> [Requirements] Copy every line of the data that includes the string "this".

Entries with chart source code
--

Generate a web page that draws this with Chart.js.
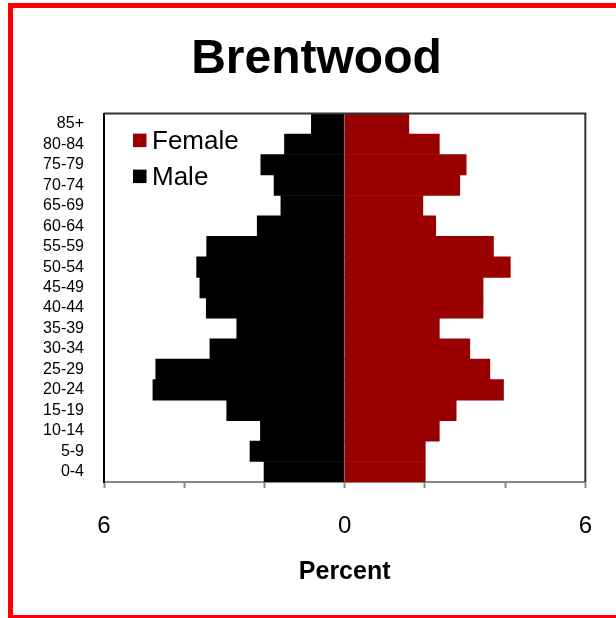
<!DOCTYPE html>
<html>
<head>
<meta charset="utf-8">
<script src="https://cdn.jsdelivr.net/npm/chart.js@4/dist/chart.umd.min.js"></script>
<style>
  html, body { margin: 0; padding: 0; background: #fff; overflow: hidden; }
  body { width: 616px; height: 618px; position: relative; }
  #frame {
    position: absolute; left: 8px; top: 3px;
    width: 700px; height: 607px;
    border: 5px solid #ff0000;
  }
  #wrap { position: absolute; left: 0; top: 0; width: 603px; height: 607px; }
</style>
</head>
<body>
<div id="frame">
  <div id="wrap"><canvas id="pyramid"></canvas></div>
</div>
<script>
const ageGroups = ['85+', '80-84', '75-79', '70-74', '65-69', '60-64', '55-59', '50-54', '45-49',
                   '40-44', '35-39', '30-34', '25-29', '20-24', '15-19', '10-14', '5-9', '0-4'];
const femalePct = [1.60, 2.36, 3.03, 2.87, 1.95, 2.27, 3.71, 4.13, 3.45,
                   3.45, 2.36, 3.12, 3.62, 3.96, 2.78, 2.36, 2.01, 2.01];
const malePct   = [0.83, 1.50, 2.09, 1.76, 1.59, 2.18, 3.44, 3.69, 3.61,
                   3.45, 2.69, 3.36, 4.71, 4.78, 2.94, 2.10, 2.36, 2.01];
const xTickLabels = { '-6': '6', '0': '0', '6': '6' };

const FONT = 'Liberation Sans, Arial, sans-serif';

// top + right edges of the plot box, and the legend inside the plot
const plotFrame = {
    id: 'plotFrame',
    afterLayout(chart) {
        // title sits a bit right of the canvas centre in the original
        if (chart.titleBlock) chart.titleBlock.left = 33;
    },
    afterDraw(chart) {
        const { ctx, chartArea: a } = chart;
        ctx.save();
        ctx.strokeStyle = '#333';
        ctx.lineWidth = 2;
        ctx.beginPath();
        ctx.moveTo(a.left, a.top);
        ctx.lineTo(a.right, a.top);
        ctx.lineTo(a.right, a.bottom);
        ctx.stroke();

        ctx.font = '26px ' + FONT;
        ctx.textBaseline = 'middle';
        ctx.textAlign = 'left';
        chart.data.datasets.forEach(function(ds, i) {
            const cy = a.top + 27 + i * 36;
            ctx.fillStyle = ds.backgroundColor;
            ctx.fillRect(a.left + 29, cy - 7, 13.5, 13.5);
            ctx.fillStyle = '#000';
            ctx.fillText(ds.label, a.left + 48, cy + 1);
        });
        ctx.restore();
    }
};

new Chart(document.getElementById('pyramid'), {
    type: 'bar',
    data: {
        labels: ageGroups,
        datasets: [
            {
                label: 'Female',
                data: femalePct,
                backgroundColor: '#990000',
                borderWidth: 0,
                barPercentage: 1,
                categoryPercentage: 1
            },
            {
                label: 'Male',
                data: malePct.map(v => -v),
                backgroundColor: '#000000',
                borderWidth: 0,
                barPercentage: 1,
                categoryPercentage: 1
            }
        ]
    },
    options: {
        indexAxis: 'y',
        responsive: true,
        maintainAspectRatio: false,
        animation: false,
        layout: { padding: { left: 0, right: 29, top: 0, bottom: 0 } },
        plugins: {
            legend: { display: false },
            tooltip: { enabled: false },
            title: {
                display: true,
                text: 'Brentwood',
                color: '#000',
                font: { family: FONT, size: 48, weight: 'bold', lineHeight: 1.2 },
                padding: { top: 23, bottom: 25 }
            }
        },
        scales: {
            x: {
                stacked: true,
                min: -6,
                max: 6,
                afterFit: s => { s.height = 133; },
                ticks: {
                    stepSize: 2,
                    autoSkip: false,
                    maxRotation: 0,
                    padding: 24,
                    color: '#000',
                    font: { family: FONT, size: 24 },
                    callback: v => xTickLabels[String(v)] || ''
                },
                grid: {
                    display: true,
                    drawOnChartArea: false,
                    drawTicks: true,
                    tickLength: 6,
                    tickColor: '#888',
                    tickWidth: 2
                },
                border: { display: true, color: '#888', width: 2 },
                title: {
                    display: true,
                    text: 'Percent',
                    color: '#000',
                    font: { family: FONT, size: 25, weight: 'bold', lineHeight: 1.2 },
                    padding: { top: 0, bottom: 28 }
                }
            },
            y: {
                stacked: true,
                afterFit: s => { s.width = 91; },
                ticks: {
                    autoSkip: false,
                    padding: 20,
                    color: '#000',
                    font: { family: FONT, size: 16 }
                },
                grid: { display: false, drawTicks: false },
                border: { display: true, color: '#000', width: 2 }
            }
        }
    },
    plugins: [plotFrame]
});
</script>
</body>
</html>
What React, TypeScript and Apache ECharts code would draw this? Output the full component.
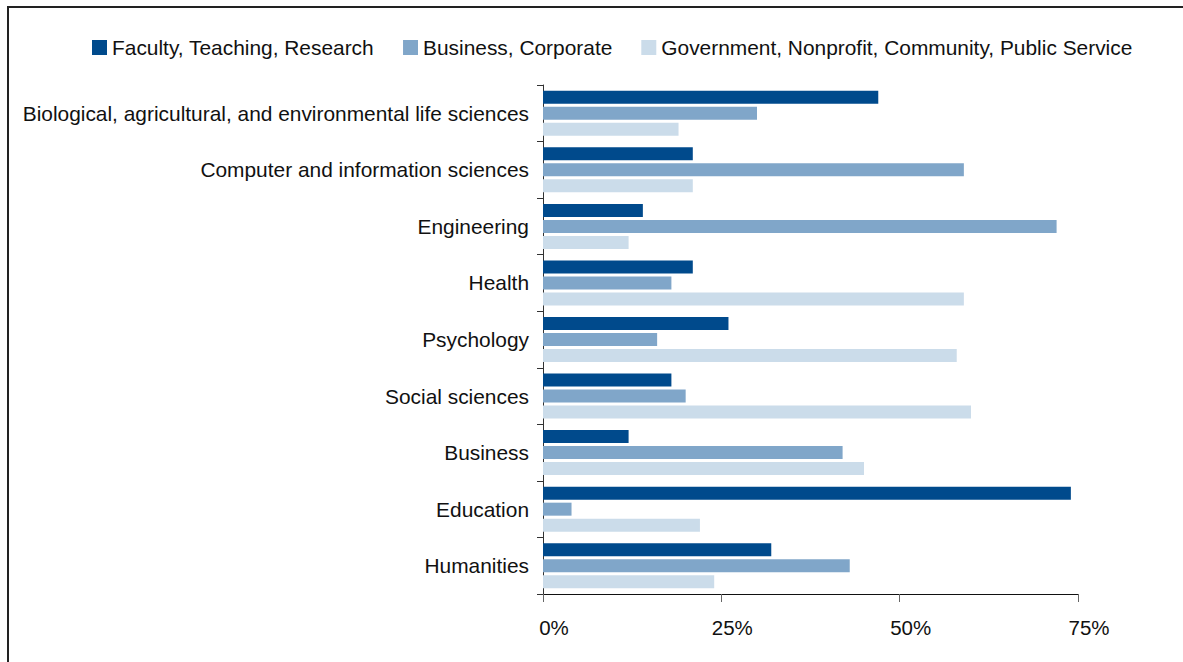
import React, { useEffect, useRef } from "react";
import * as echarts from "echarts";

const categories = [
  "Biological, agricultural, and environmental life sciences",
  "Computer and information sciences",
  "Engineering",
  "Health",
  "Psychology",
  "Social sciences",
  "Business",
  "Education",
  "Humanities",
];

const seriesNames = [
  "Faculty, Teaching, Research",
  "Business, Corporate",
  "Government, Nonprofit, Community, Public Service",
];

const faculty = [47, 21, 14, 21, 26, 18, 12, 74, 32];
const business = [30, 59, 72, 18, 16, 20, 42, 4, 43];
const government = [19, 21, 12, 59, 58, 60, 45, 22, 24];

const xTicks = [0, 25, 50, 75];

const colors = ["#004A8C", "#80A6C9", "#CBDCEA"];

export default function App() {
  const ref = useRef<HTMLDivElement>(null);

  useEffect(() => {
    if (!ref.current) return;
    const chart = echarts.init(ref.current, undefined, { renderer: "svg" });
    const font = "'Liberation Sans', Arial, Helvetica, sans-serif";
    const values = [faculty, business, government];
    chart.setOption({
      animation: false,
      textStyle: { fontFamily: font },
      color: colors,
      graphic: [
        {
          type: "rect",
          shape: { x: 8, y: 7, width: 1300, height: 800 },
          style: { fill: "none", stroke: "#222", lineWidth: 2 },
          silent: true,
        },
      ],
      legend: {
        left: 92,
        top: 37,
        padding: 0,
        itemWidth: 15,
        itemHeight: 15,
        itemGap: 29,
        icon: "rect",
        textStyle: { fontSize: 20.9, color: "#111", fontFamily: font },
        data: seriesNames,
      },
      grid: { left: 543, right: 105, top: 85, bottom: 68, containLabel: false },
      xAxis: {
        type: "value",
        min: xTicks[0],
        max: xTicks[xTicks.length - 1],
        interval: 25,
        splitLine: { show: false },
        axisLine: { show: true, lineStyle: { color: "#111", width: 1 } },
        axisTick: { show: true, length: 8, lineStyle: { color: "#666" } },
        axisLabel: {
          formatter: "{value}%",
          fontSize: 20.5,
          color: "#111",
          margin: 23,
          padding: [0, 0, 0, 22],
          fontFamily: font,
        },
      },
      yAxis: {
        type: "category",
        inverse: true,
        data: categories,
        axisLine: { show: true, lineStyle: { color: "#333", width: 1 } },
        axisTick: { show: true, length: 6, alignWithLabel: false, lineStyle: { color: "#333" } },
        axisLabel: { fontSize: 20.9, color: "#111", margin: 14, fontFamily: font },
      },
      series: seriesNames.map((name, i) => ({
        name,
        type: "bar",
        data: values[i],
        barWidth: 13,
        barGap: "23%",
        itemStyle: { color: colors[i] },
      })),
    });
    return () => chart.dispose();
  }, []);

  return (
    <div
      ref={ref}
      style={{ position: "absolute", left: 0, top: 0, width: 1183, height: 662, background: "#fff" }}
    />
  );
}
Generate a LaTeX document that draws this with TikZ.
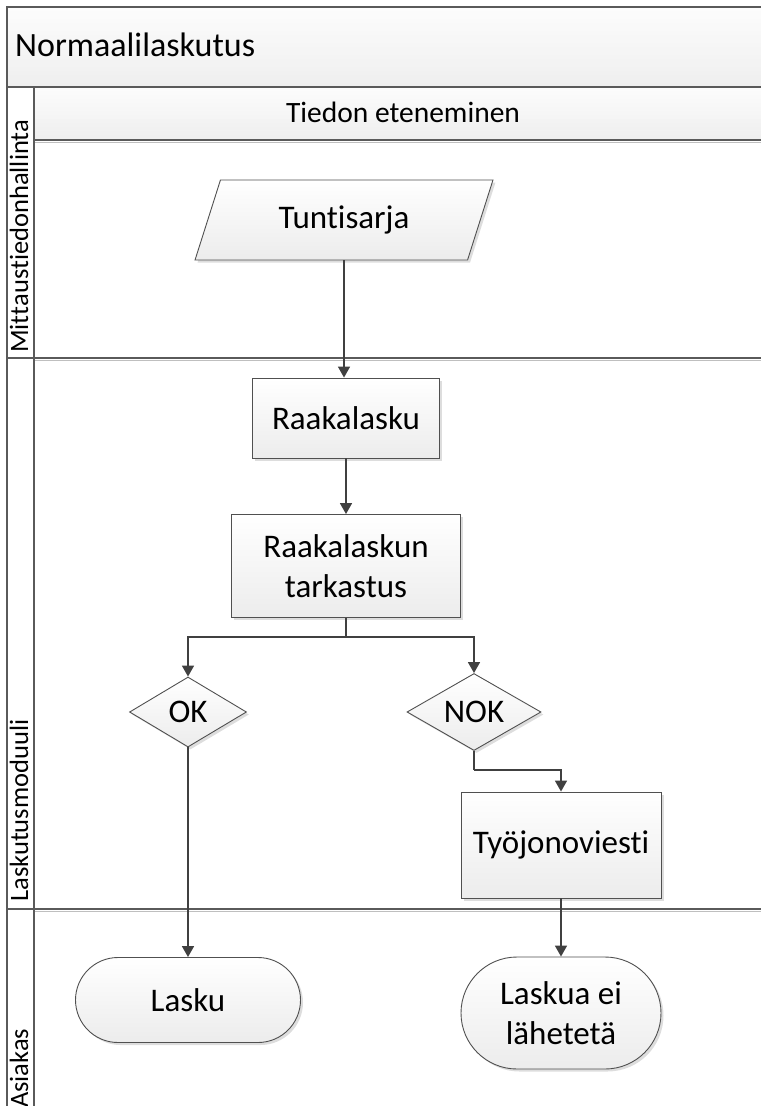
\documentclass[tikz,border=0pt]{standalone}
\usepackage{fontspec}
\setmainfont{Carlito}[RawFeature={-liga;-clig;-calt;-dlig}]
\usetikzlibrary{arrows.meta,shapes.geometric,shadows}

\definecolor{edge}{HTML}{505050}
\definecolor{wire}{HTML}{404040}
\definecolor{frame}{HTML}{5A5A5A}
\definecolor{shade}{HTML}{ECECEC}
\definecolor{bandtop}{HTML}{FCFCFC}
\definecolor{bandbot}{HTML}{EFEFEF}

% keeps t and i apart so that no ligature forms
\newcommand{\sep}{\kern0pt }

\tikzset{
  box/.style={draw=edge, line width=0.9pt, top color=white, bottom color=shade,
    drop shadow={shadow xshift=2.5pt, shadow yshift=-2.5pt, fill=black!22, opacity=0.6},
    font=\fontsize{33}{40}\selectfont, align=center, inner sep=0pt},
  procbox/.style={box, rectangle},
  datashape/.style={box, trapezium, trapezium left angle=64.6, trapezium right angle=115.4,
    trapezium stretches=true},
  choice/.style={box, diamond},
  endshape/.style={box, rectangle},
  flow/.style={draw=wire, line width=1.6pt, -{Triangle[length=11pt,width=12pt]}},
  seg/.style={draw=wire, line width=1.6pt},
  divider/.style={draw=frame, line width=1.5pt},
  lanelabel/.style={rotate=90, anchor=base west, inner sep=0pt, font=\fontsize{26.5}{30}\selectfont},
}

\begin{document}
\begin{tikzpicture}[x=1pt, y=-1pt]
\useasboundingbox (0,0) rectangle (761,1106);

% pool title band and phase header band, filled in thin horizontal strips
\foreach \i in {0,...,19} {
  \pgfmathsetmacro\mix{100*\i/19}
  \fill[bandbot!\mix!bandtop] (7,{7+4*\i}) rectangle (761,{11.2+4*\i});
}
\foreach \i in {0,...,12} {
  \pgfmathsetmacro\mix{100*\i/12}
  \fill[bandbot!\mix!bandtop] (34,{87+4*\i}) rectangle (761,{91.3+4*\i});
}
\draw[divider, line width=2pt] (7,7) -- (761,7);
\draw[divider, line width=2pt] (7,87) -- (761,87);
\draw[divider] (34,140) -- (761,140);
\draw[black!25, line width=1pt] (34,142) -- (761,142);

% lane separators and the label column
\draw[divider] (7,358) -- (761,358);
\draw[black!25, line width=1pt] (34,360) -- (761,360);
\draw[divider] (7,909) -- (761,909);
\draw[black!25, line width=1pt] (34,911) -- (761,911);
\draw[divider, line width=2pt] (7,6) -- (7,1106);
\draw[divider] (34,87) -- (34,1106);

% titles
\node[anchor=base west, inner sep=0pt, font=\fontsize{34}{40}\selectfont] (pool) at (15,56) {Normaalilaskutus};
\node[anchor=base, inner sep=0pt, font=\fontsize{29.5}{35}\selectfont] (phase) at (403,122) {Tiedon eteneminen};

% lane names
\begin{scope}
\clip (0,0) rectangle (761,1106);
\node[lanelabel] (lane1) at (28,353) {Mit\sep t\sep aust\sep iedonhallinta};
\node[lanelabel] (lane2) at (28,902) {Laskutusmoduuli};
\node[lanelabel] (lane3) at (28,1108) {Asiakas};
\end{scope}

% flow shapes
\node[datashape, minimum width=298pt, minimum height=80pt] (tun) at (344,220) {Tunt\sep isarja};
\node[procbox, minimum width=187pt, minimum height=80pt] (raak) at (346,418) {Raakalasku};
\node[procbox, minimum width=229pt, minimum height=103pt] (tark) at (346,566) {Raakalaskun\\tarkastus};
\node[choice, minimum width=117pt, minimum height=70pt, aspect=1.67] (ok) at (188,712) {OK};
\node[choice, minimum width=134pt, minimum height=77pt, aspect=1.74] (nok) at (474,712) {NOK};
\node[procbox, minimum width=200pt, minimum height=106pt] (tyo) at (561,845) {Työjonoviest\sep i};
\node[endshape, minimum width=225pt, minimum height=85pt, rounded corners=42.5pt] (lasku) at (188,1000) {Lasku};
\node[endshape, minimum width=200pt, minimum height=112pt, rounded corners=56pt] (eilah) at (561,1013) {Laskua ei\\lähetetä};

% connectors
\coordinate (split) at (346,637);
\coordinate (nokturn) at (474,770);
\draw[flow] (tun.south) -- (tun.south |- raak.north);
\draw[flow] (raak.south) -- (tark.north);
\draw[seg] (tark.south) -- (split);
\draw[flow] (split) -| (ok.north);
\draw[flow] (split) -| (nok.north);
\draw[flow] (ok.south) -- (lasku.north);
\draw[seg] (nok.south) -- (nokturn);
\draw[flow] (nokturn) -| (tyo.north);
\draw[flow] (tyo.south) -- (eilah.north);
\end{tikzpicture}
\end{document}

--

> [Task output]
Generate a web page that draws this with Chart.js.
What React, TypeScript and Apache ECharts code would draw this? Output the full component.
Generate a LaTeX document that draws this with TikZ.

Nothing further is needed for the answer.